- While visiting a children's center in Wales this morning, the Duchess of Cambridge opened up about feeling "isolated" when she was a new mother.
- The duchess recently launched her national survey, "5 big questions on the under 5s," which will allow parents to submit their biggest questions and concerns on parenting and child development.
The Duchess of Cambridge is opening up about some of the unspoken hardships surrounding early motherhood.
According to People, during her visit to the Ely and Caerau Children’s Centre in Cardiff, Wales, this morning, Kate spoke with the center’s workers and members about how she often felt “isolated” as a new mother to Prince George.
“I was chatting to some of the mums. It was the first year and I’d just had George—William was still working with search and rescue—and we came up here and I had a tiny, tiny baby in the middle of Anglesey,” recalled Kate to the center workers. “It was so isolated, so cut off. I didn’t have any family around, and he was doing night shifts. So … if only I had had a center like this.”
The Ely and Caerau Children’s Centre is based in a more economically challenged part of the Welsh capital and serves as a space where parents can receive support and advice, and also enroll their children in the center’s kindergarten program.
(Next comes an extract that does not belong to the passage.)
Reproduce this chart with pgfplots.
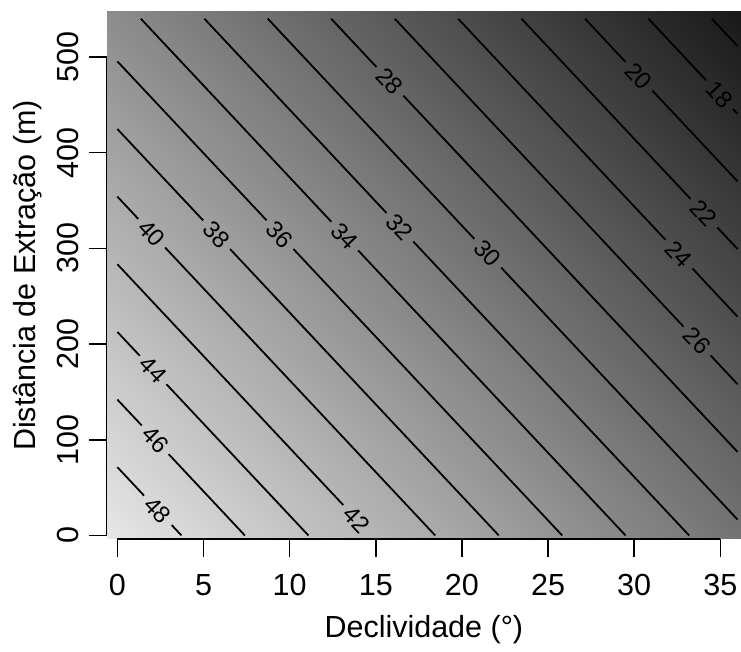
\documentclass[border=0pt]{standalone}
\usepackage{pgfplots}
\pgfplotsset{compat=1.18}
\usepackage{fontspec}
\setmainfont{Liberation Sans}

\tikzset{
  cline/.style={black, line width=1.8pt},
  clab/.style={font=\fontsize{24}{26}\selectfont, sloped, midway, inner sep=0pt},
}

\pgfplotstableread{
x y z
-0.62 -9.3 50.62
12 -9.3 43.77
24 -9.3 37.25
36.62 -9.3 30.40

-0.62 180 45.26
12 180 38.41
24 180 31.89
36.62 180 25.04

-0.62 360 40.17
12 360 33.32
24 360 26.80
36.62 360 19.95

-0.62 549.3 34.81
12 549.3 27.96
24 549.3 21.44
36.62 549.3 14.59
}\surface

\begin{document}
\begin{tikzpicture}
\begin{axis}[
  scale only axis,
  width=634.3pt, height=527pt,
  xmin=-0.62, xmax=36.2,
  ymin=-3.7, ymax=547,
  axis line style={draw=none},
  xtick={0,5,...,35},
  ytick={0,100,...,500},
  xtick pos=bottom, ytick pos=left,
  tick align=outside,
  major tick length=18pt,
  tick style={black, line width=1.6pt},
  /pgf/number format/assume math mode=true,
  tick label style={font=\fontsize{30.5}{36}\selectfont},
  label style={font=\fontsize{30.5}{36}\selectfont},
  xticklabel style={anchor=base, yshift=-39pt},
  yticklabel style={rotate=90, anchor=base, yshift=10pt},
  xlabel={Declividade (°)},
  ylabel={Distância de Extração (m)},
  xlabel style={at={(axis description cs:0.5,0)}, anchor=base, yshift=-98.5pt},
  ylabel style={at={(axis description cs:0,0.5)}, anchor=base, yshift=70.7pt},
  colormap={rgray}{gray(0cm)=(0.09); gray(1cm)=(0.91)},
  point meta min=14.59, point meta max=50.62,
]
\addplot[surf, shader=interp, mesh/cols=4, point meta=explicit] table[x=x, y=y, meta=z] {\surface};

% 48
\addplot[cline] coordinates {(0,71.4) (1.55,41.6)};
\addplot[draw=none] coordinates {(1.55,41.6) (3.15,10.9)} node[clab] {48};
\addplot[cline] coordinates {(3.15,10.9) (3.72,0)};
% 46
\addplot[cline] coordinates {(0,142.0) (1.42,114.8)};
\addplot[draw=none] coordinates {(1.42,114.8) (2.98,84.9)} node[clab] {46};
\addplot[cline] coordinates {(2.98,84.9) (7.40,0)};
% 44
\addplot[cline] coordinates {(0,212.7) (1.30,187.8)};
\addplot[draw=none] coordinates {(1.30,187.8) (2.85,158.0)} node[clab] {44};
\addplot[cline] coordinates {(2.85,158.0) (11.09,0)};
% 42
\addplot[cline] coordinates {(0,283.4) (13.11,31.8)};
\addplot[draw=none] coordinates {(13.11,31.8) (14.67,1.9)} node[clab] {42};
% 40
\addplot[cline] coordinates {(0,354.1) (1.21,330.8)};
\addplot[draw=none] coordinates {(1.21,330.8) (2.77,300.9)} node[clab] {40};
\addplot[cline] coordinates {(2.77,300.9) (18.45,0)};
% 38
\addplot[cline] coordinates {(0,424.7) (4.98,329.2)};
\addplot[draw=none] coordinates {(4.98,329.2) (6.54,299.3)} node[clab] {38};
\addplot[cline] coordinates {(6.54,299.3) (22.14,0)};
% 36
\addplot[cline] coordinates {(0,495.4) (8.66,329.3)};
\addplot[draw=none] coordinates {(8.66,329.3) (10.22,299.3)} node[clab] {36};
\addplot[cline] coordinates {(10.22,299.3) (25.82,0)};
% 34
\addplot[cline] coordinates {(1.36,540) (12.42,327.8)};
\addplot[draw=none] coordinates {(12.42,327.8) (13.98,297.8)} node[clab] {34};
\addplot[cline] coordinates {(13.98,297.8) (29.50,0)};
% 32
\addplot[cline] coordinates {(5.05,540) (15.62,337.0)};
\addplot[draw=none] coordinates {(15.62,337.0) (17.18,307.1)} node[clab] {32};
\addplot[cline] coordinates {(17.18,307.1) (33.19,0)};
% 30
\addplot[cline] coordinates {(8.73,540) (20.72,309.9)};
\addplot[draw=none] coordinates {(20.72,309.9) (22.28,279.9)} node[clab] {30};
\addplot[cline] coordinates {(22.28,279.9) (36,16.6)};
% 28
\addplot[cline] coordinates {(12.41,540) (15.04,489.5)};
\addplot[draw=none] coordinates {(15.04,489.5) (16.60,459.6)} node[clab] {28};
\addplot[cline] coordinates {(16.60,459.6) (36,87.3)};
% 26
\addplot[cline] coordinates {(16.10,540) (32.87,218.1)};
\addplot[draw=none] coordinates {(32.87,218.1) (34.43,188.2)} node[clab] {26};
\addplot[cline] coordinates {(34.43,188.2) (36,158.0)};
% 24
\addplot[cline] coordinates {(19.78,540) (31.82,308.9)};
\addplot[draw=none] coordinates {(31.82,308.9) (33.38,279.0)} node[clab] {24};
\addplot[cline] coordinates {(33.38,279.0) (36,228.6)};
% 22
\addplot[cline] coordinates {(23.46,540) (33.27,351.7)};
\addplot[draw=none] coordinates {(33.27,351.7) (34.83,321.8)} node[clab] {22};
\addplot[cline] coordinates {(34.83,321.8) (36,299.3)};
% 20
\addplot[cline] coordinates {(27.15,540) (29.49,494.9)};
\addplot[draw=none] coordinates {(29.49,494.9) (31.05,465.0)} node[clab] {20};
\addplot[cline] coordinates {(31.05,465.0) (36,370.0)};
% 18
\addplot[cline] coordinates {(30.83,540) (34.18,475.6)};
\addplot[draw=none] coordinates {(34.18,475.6) (35.74,445.7)} node[clab] {18};
\addplot[cline] coordinates {(35.74,445.7) (36,440.6)};
% 16
\addplot[cline] coordinates {(34.51,540) (36,511.3)};
\end{axis}
% R style axis lines, first to last tick
\draw[line width=1.6pt] (current axis.south west) ++(10.68pt,0) -- ++(603pt,0);
\draw[line width=1.6pt] (current axis.south west) ++(0,3.54pt) -- ++(0,478.5pt);
\pgfresetboundingbox
\path[use as bounding box] ([xshift=-106.7pt,yshift=-113pt]current axis.south west) rectangle ([yshift=12pt]current axis.north east);
\end{tikzpicture}
\end{document}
“I see amazing work you’re doing here in so many areas,” commented the duchess. “It’s just bringing it to light. The critical work you’re doing has a massive social—and economic—impact later down the years.”
Kate’s visit to Wales follows the announcement of her new “5 big questions on the under 5s” survey, meant to encourage parents across the U.K. to share their questions and concerns on parenting young children. The survey is being conducted by Ipsos MORI— a U.K.–based market research company—on behalf of the Royal Foundation.
Kate is planning to use the survey’s results to better understand the experiences of parents and caretakers, and also as a guide for her future work surrounding early childhood development and how social challenges affect children from inside the womb to the age of five.